I earn $30,000 a year and support my wife and daughter just fine. We have to cut back and set a budget, but we still save, we still give to charity, and we still go on vacation. But I have accepted that I can't afford the new toys regularly, that I have to be careful about what I buy, how often we eat out. It's a self-inflicted reduction of freedom, but I choose that so my daughter can have a parent at home with her to teach her. Instead of plugging her in to a babysitter.

Comment Re:Do the math (Score 1) 479

Where do you get a 14 student to teacher ratio? Or 18,000 per pupil. Could you cite your sources. Also, where is the avg.55,000 salary? Does that include private school salaries which are usually higher? Where I teach in Idaho, I am getting 30,000 for an average of 24 students for each class period. I don't know how much the school gets paid per student, but that's a significantly different ratio.

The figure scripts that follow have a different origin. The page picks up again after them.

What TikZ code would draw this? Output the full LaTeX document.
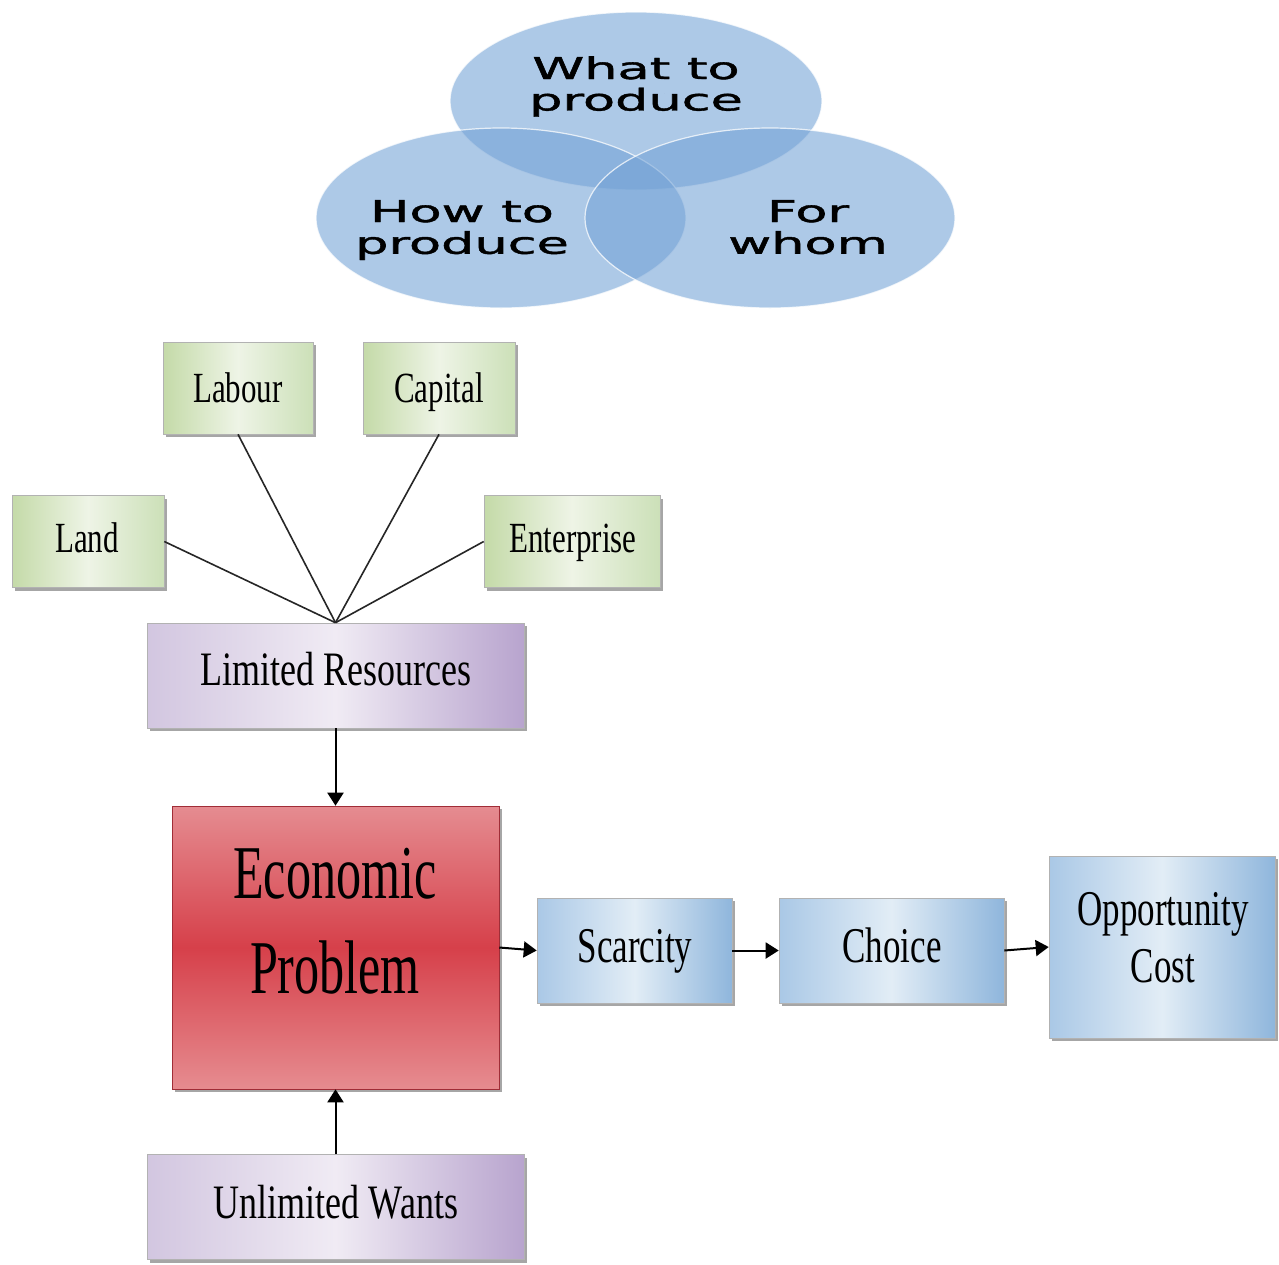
\documentclass[tikz,border=0pt]{standalone}
\usepackage{fontspec}
\setmainfont{Liberation Serif}
\newfontfamily\vennfont[FakeBold=1.2]{DejaVu Sans}
\usepackage{graphicx}
\usetikzlibrary{arrows.meta,shadows}
\definecolor{vennC}{RGB}{115,162,214}
\definecolor{grL}{RGB}{196,218,168}
\definecolor{grM}{RGB}{238,244,230}
\definecolor{grR}{RGB}{204,224,184}
\definecolor{puL}{RGB}{210,198,224}
\definecolor{puM}{RGB}{240,235,244}
\definecolor{puR}{RGB}{184,164,206}
\definecolor{blL}{RGB}{170,200,230}
\definecolor{blM}{RGB}{226,237,246}
\definecolor{blR}{RGB}{143,182,220}
\definecolor{rdT}{RGB}{229,140,145}
\definecolor{rdM}{RGB}{214,64,74}
\definecolor{rdB}{RGB}{230,140,144}
\definecolor{rdE}{RGB}{160,45,55}
\tikzset{
  box/.style={draw=black!30, line width=0.6pt, inner sep=0pt,
    drop shadow={shadow xshift=3pt, shadow yshift=-3pt, opacity=0.35, fill=black}},
  greenbox/.style={box, left color=grL, right color=grR, middle color=grM,
    minimum width=#1, minimum height=92pt},
  purplebox/.style={box, left color=puL, right color=puR, middle color=puM,
    minimum width=377pt, minimum height=105pt},
  bluebox/.style={box, left color=blL, right color=blR, middle color=blM,
    minimum width=#1},
  redbox/.style={box, draw=rdE, top color=rdT, bottom color=rdB, middle color=rdM,
    minimum width=327pt, minimum height=283pt},
  lbl/.style={anchor=base, inner sep=0pt, text=black},
  vennfill/.style={fill=vennC, fill opacity=0.58, draw=white, draw opacity=0.75, line width=1.2pt},
  conn/.style={line width=1.6pt, draw=black!85},
  arrowline/.style={line width=2pt, draw=black, -{Triangle[length=13pt,width=16pt]}}
}
\begin{document}
\begin{tikzpicture}[x=1pt,y=-1pt]
\useasboundingbox (0,0) rectangle (1279,1264);
\fill[white] (0,0) rectangle (1279,1264);

% Venn diagram
\path[vennfill] (636,101) ellipse [x radius=186pt, y radius=89pt];
\path[vennfill] (501,218) ellipse [x radius=185pt, y radius=90pt];
\path[vennfill] (770,218) ellipse [x radius=185pt, y radius=90pt];
\node[lbl] (whatT) at (636,79) {\scalebox{1.75}[1]{\vennfont\fontsize{30}{29}\selectfont\begin{tabular}[t]{@{}c@{}}What to\\produce\end{tabular}}};
\node[lbl] (howT) at (462,222) {\scalebox{1.75}[1]{\vennfont\fontsize{30}{30}\selectfont\begin{tabular}[t]{@{}c@{}}How to\\produce\end{tabular}}};
\node[lbl] (whomT) at (808,222) {\scalebox{1.75}[1]{\vennfont\fontsize{30}{30}\selectfont\begin{tabular}[t]{@{}c@{}}For\\whom\end{tabular}}};

% Factor boxes
\node[greenbox=150pt] (labour) at (238,388) {};
\node[greenbox=152pt] (capital) at (439,388) {};
\node[greenbox=152pt] (land) at (88,541.5) {};
\node[greenbox=176pt] (enter) at (572,541.5) {};
\node[purplebox] (lim) at (335.5,675.5) {};
\node[redbox] (econ) at (335.5,947.5) {};
\node[purplebox] (unl) at (335.5,1207) {};
\node[bluebox=195pt, minimum height=105pt] (scar) at (634.5,950.5) {};
\node[bluebox=225pt, minimum height=105pt] (choice) at (891.5,950.5) {};
\node[bluebox=226pt, minimum height=182pt] (opp) at (1162,947) {};

% Labels
\node[lbl] (labourT) at (238,402) {\scalebox{0.72}[1]{\fontsize{43}{50}\selectfont Labour}};
\node[lbl] (capitalT) at (439,402) {\scalebox{0.72}[1]{\fontsize{43}{50}\selectfont Capital}};
\node[lbl] (landT) at (87,552) {\scalebox{0.72}[1]{\fontsize{43}{50}\selectfont Land}};
\node[lbl] (enterT) at (573,552) {\scalebox{0.72}[1]{\fontsize{43}{50}\selectfont Enterprise}};
\node[lbl] (limT) at (336,685) {\scalebox{0.75}[1]{\fontsize{48}{56}\selectfont Limited Resources}};
\node[lbl] (econT) at (335,898) {\scalebox{0.66}[1]{\fontsize{76}{95}\selectfont\begin{tabular}[t]{@{}c@{}}Economic\\Problem\end{tabular}}};
\node[lbl] (unlT) at (336,1218) {\scalebox{0.75}[1]{\fontsize{48}{56}\selectfont Unlimited Wants}};
\node[lbl] (scarT) at (635,962) {\scalebox{0.70}[1]{\fontsize{50}{57}\selectfont Scarcity}};
\node[lbl] (choiceT) at (892,962) {\scalebox{0.70}[1]{\fontsize{50}{57}\selectfont Choice}};
\node[lbl] (oppT) at (1163,925) {\scalebox{0.70}[1]{\fontsize{50}{57}\selectfont\begin{tabular}[t]{@{}c@{}}Opportunity\\Cost\end{tabular}}};

% Connectors
\draw[conn] (land.east) -- (lim.north);
\draw[conn] (labour.south) -- (lim.north);
\draw[conn] (capital.south) -- (lim.north);
\draw[conn] (enter.west) -- (lim.north);
\draw[arrowline] (lim.south) -- (econ.north);
\draw[arrowline] (unl.north) -- (econ.south);
\draw[arrowline] (econ.east) -- (scar.west);
\draw[arrowline] (scar.east) -- (choice.west);
\draw[arrowline] (choice.east) -- (opp.west);
\end{tikzpicture}
\end{document}
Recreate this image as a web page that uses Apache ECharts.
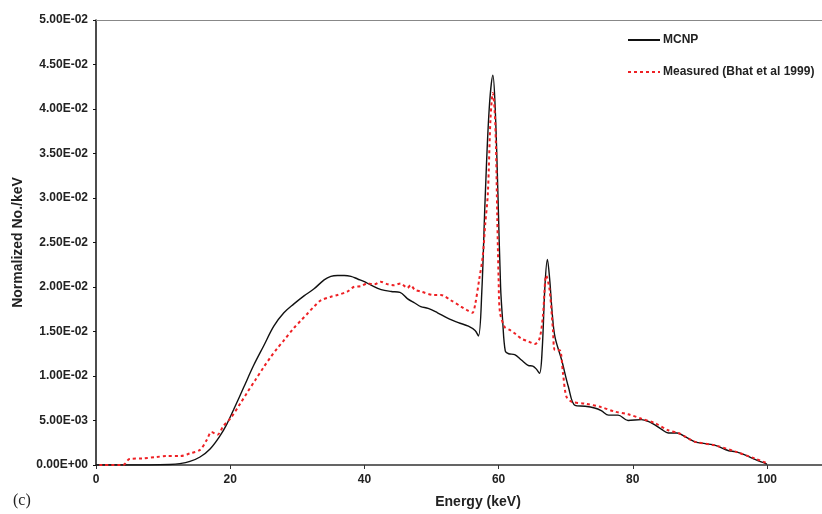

Comment Re:I have the solution, guaranteed (Score 1) 479

Poverty is a cultural issue, not just a monetary issue. If millionaires gave away money, those in poverty may improve, or they might just wind up with more stuff, and the same low-opinion or behavior toward education. Not that I'm saying all people are in poverty because they choose to, but the attitude against education or motivation is not directly tied to the amount of money a person has. It's a causality issue (not to be read as casualty). Are they struggling with attitudes toward education and performance because they have no money, or is some of their poverty the result of a lack of caring about education being passed on. Or is it neither.